What’s seen at play here is the multiplier effect, a combined impact of computer technology and large amounts of money available to a select and exclusive group, only. Facilitated by the international banking system, a consortium adhering to specific rules of conduct and convention, fast money acts as a nearly invisible wealth enhancer in continuous operation 24-7. The automated buy-sell programming needs little in the way of human intervention; to the contrary, when people get involved system efficiency is compromised. The key to fast money success is keeping it fast, and only computer programming and execution can ensure that.

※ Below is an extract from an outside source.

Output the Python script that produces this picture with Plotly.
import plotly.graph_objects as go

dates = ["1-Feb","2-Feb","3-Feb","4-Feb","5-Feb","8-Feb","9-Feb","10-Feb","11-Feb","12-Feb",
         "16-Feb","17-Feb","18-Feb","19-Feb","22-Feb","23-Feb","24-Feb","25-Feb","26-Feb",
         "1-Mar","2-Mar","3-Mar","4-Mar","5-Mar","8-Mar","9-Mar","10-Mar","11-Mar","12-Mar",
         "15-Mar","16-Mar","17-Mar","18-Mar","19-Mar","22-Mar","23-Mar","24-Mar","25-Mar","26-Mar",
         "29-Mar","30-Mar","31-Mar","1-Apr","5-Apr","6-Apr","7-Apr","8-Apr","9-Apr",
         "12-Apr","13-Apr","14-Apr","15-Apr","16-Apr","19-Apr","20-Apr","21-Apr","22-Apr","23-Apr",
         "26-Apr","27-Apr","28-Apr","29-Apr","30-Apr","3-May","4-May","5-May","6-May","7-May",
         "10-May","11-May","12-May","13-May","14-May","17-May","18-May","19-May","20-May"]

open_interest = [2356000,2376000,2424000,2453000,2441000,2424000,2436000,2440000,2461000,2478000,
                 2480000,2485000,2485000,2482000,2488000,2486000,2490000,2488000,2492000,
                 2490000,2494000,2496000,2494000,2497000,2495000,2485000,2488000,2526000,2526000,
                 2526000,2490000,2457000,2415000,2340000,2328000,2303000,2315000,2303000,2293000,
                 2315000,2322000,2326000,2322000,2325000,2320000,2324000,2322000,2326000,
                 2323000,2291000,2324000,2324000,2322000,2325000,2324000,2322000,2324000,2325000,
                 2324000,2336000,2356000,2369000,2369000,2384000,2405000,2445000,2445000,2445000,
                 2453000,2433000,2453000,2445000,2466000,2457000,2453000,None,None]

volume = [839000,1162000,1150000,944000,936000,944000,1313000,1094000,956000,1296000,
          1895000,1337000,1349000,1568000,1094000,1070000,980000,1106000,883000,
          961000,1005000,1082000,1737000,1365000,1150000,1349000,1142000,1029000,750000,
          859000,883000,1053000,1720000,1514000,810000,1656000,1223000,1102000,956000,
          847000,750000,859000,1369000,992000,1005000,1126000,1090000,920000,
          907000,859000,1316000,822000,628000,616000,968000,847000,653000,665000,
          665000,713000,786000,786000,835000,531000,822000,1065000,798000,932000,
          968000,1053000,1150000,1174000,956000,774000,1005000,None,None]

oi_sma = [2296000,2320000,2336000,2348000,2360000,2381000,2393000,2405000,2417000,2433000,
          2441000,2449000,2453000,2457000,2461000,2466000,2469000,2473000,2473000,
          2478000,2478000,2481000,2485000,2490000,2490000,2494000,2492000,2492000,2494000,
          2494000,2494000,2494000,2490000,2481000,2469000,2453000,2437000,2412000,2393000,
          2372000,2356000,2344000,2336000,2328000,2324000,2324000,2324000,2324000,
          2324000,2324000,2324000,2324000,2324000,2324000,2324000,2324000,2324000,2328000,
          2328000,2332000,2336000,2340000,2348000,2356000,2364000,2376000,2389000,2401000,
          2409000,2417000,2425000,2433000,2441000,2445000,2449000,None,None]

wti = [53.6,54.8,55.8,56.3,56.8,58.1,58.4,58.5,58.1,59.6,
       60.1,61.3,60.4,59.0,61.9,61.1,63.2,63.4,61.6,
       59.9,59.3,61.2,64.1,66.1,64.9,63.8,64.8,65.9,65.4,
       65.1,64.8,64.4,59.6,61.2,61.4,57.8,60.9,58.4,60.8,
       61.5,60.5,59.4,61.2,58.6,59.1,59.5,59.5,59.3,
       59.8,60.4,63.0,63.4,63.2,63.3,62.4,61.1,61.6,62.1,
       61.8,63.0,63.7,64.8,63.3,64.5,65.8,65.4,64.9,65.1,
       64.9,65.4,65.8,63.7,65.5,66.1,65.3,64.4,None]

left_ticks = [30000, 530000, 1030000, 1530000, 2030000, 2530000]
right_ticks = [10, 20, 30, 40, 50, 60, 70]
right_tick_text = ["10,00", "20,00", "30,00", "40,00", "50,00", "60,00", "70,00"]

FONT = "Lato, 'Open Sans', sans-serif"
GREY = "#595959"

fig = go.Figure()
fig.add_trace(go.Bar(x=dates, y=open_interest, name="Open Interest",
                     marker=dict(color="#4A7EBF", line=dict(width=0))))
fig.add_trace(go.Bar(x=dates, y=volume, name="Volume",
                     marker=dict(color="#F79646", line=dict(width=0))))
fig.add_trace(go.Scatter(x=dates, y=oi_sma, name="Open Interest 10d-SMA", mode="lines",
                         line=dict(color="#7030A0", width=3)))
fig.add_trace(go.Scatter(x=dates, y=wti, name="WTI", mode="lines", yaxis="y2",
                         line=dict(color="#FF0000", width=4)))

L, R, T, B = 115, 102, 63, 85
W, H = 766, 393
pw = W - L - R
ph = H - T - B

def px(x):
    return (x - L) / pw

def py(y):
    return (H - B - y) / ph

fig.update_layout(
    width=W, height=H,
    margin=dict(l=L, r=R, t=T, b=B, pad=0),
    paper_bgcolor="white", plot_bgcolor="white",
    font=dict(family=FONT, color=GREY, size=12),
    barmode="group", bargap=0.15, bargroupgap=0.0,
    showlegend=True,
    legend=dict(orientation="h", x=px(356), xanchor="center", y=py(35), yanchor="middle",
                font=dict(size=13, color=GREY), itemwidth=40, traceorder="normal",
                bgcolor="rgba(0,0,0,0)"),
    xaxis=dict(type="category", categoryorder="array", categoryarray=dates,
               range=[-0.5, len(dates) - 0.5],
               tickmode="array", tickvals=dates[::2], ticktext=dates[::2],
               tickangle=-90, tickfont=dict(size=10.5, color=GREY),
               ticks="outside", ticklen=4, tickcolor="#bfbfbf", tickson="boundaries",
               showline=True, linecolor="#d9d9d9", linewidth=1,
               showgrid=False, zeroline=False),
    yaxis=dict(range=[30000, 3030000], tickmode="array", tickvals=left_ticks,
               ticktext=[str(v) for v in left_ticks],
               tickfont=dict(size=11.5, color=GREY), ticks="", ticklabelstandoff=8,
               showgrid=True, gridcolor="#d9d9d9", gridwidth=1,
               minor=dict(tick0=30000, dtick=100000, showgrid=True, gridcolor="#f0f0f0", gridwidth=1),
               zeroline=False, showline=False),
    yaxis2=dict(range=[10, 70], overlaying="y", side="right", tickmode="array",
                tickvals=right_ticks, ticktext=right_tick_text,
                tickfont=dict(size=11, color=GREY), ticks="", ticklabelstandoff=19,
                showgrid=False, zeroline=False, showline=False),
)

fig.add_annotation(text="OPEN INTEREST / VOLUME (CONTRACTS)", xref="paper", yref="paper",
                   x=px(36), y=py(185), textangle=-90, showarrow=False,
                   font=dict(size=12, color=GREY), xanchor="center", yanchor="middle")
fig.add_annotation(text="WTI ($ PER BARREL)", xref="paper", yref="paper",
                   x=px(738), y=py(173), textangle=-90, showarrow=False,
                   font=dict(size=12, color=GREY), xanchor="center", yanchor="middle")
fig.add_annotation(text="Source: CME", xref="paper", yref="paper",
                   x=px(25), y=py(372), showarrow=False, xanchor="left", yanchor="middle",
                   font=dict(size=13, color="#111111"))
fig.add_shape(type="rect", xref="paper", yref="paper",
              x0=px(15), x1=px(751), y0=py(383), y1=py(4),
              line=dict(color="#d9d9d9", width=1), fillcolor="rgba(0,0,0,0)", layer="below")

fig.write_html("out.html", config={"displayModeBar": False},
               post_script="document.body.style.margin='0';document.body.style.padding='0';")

Ironically, for the slow money crowd effects are the opposite: money loses value. The trillions in slow money accumulated by banks, insurance companies, corporations and nations becomes their fast overnight money, multiplying beyond the observation or awareness of any individual. What’s your’s or mine becomes a meaningless distinction when funds en masse become part of the instrumentality of international finance. Slow money is so slow that it can be skimmed off the top of fast money at any moment’s notice; this is why slow money interest-bearing accounts pay so little: slow money is a tedious bore.

No money means living hand-to-mouth week-to-week, with just enough to survive. No money is the least boring but the most costly type; it forms the world of high-interest pay-day loans, playing the numbers, slot-machine gambling, lotto, pawn shops, money lenders, stick-ups, burglary, petty crime and informs the plot of innumerable cop shows on TV. For those having no money, neither fast nor slow mean very much at all.

One thought on “Fast money, slow money and no money

  1. Hi Larry, if you google “slow money”, you will find that the term is already in use, for a very meaningful concept you will probably like. Many people in Sonoma are involved.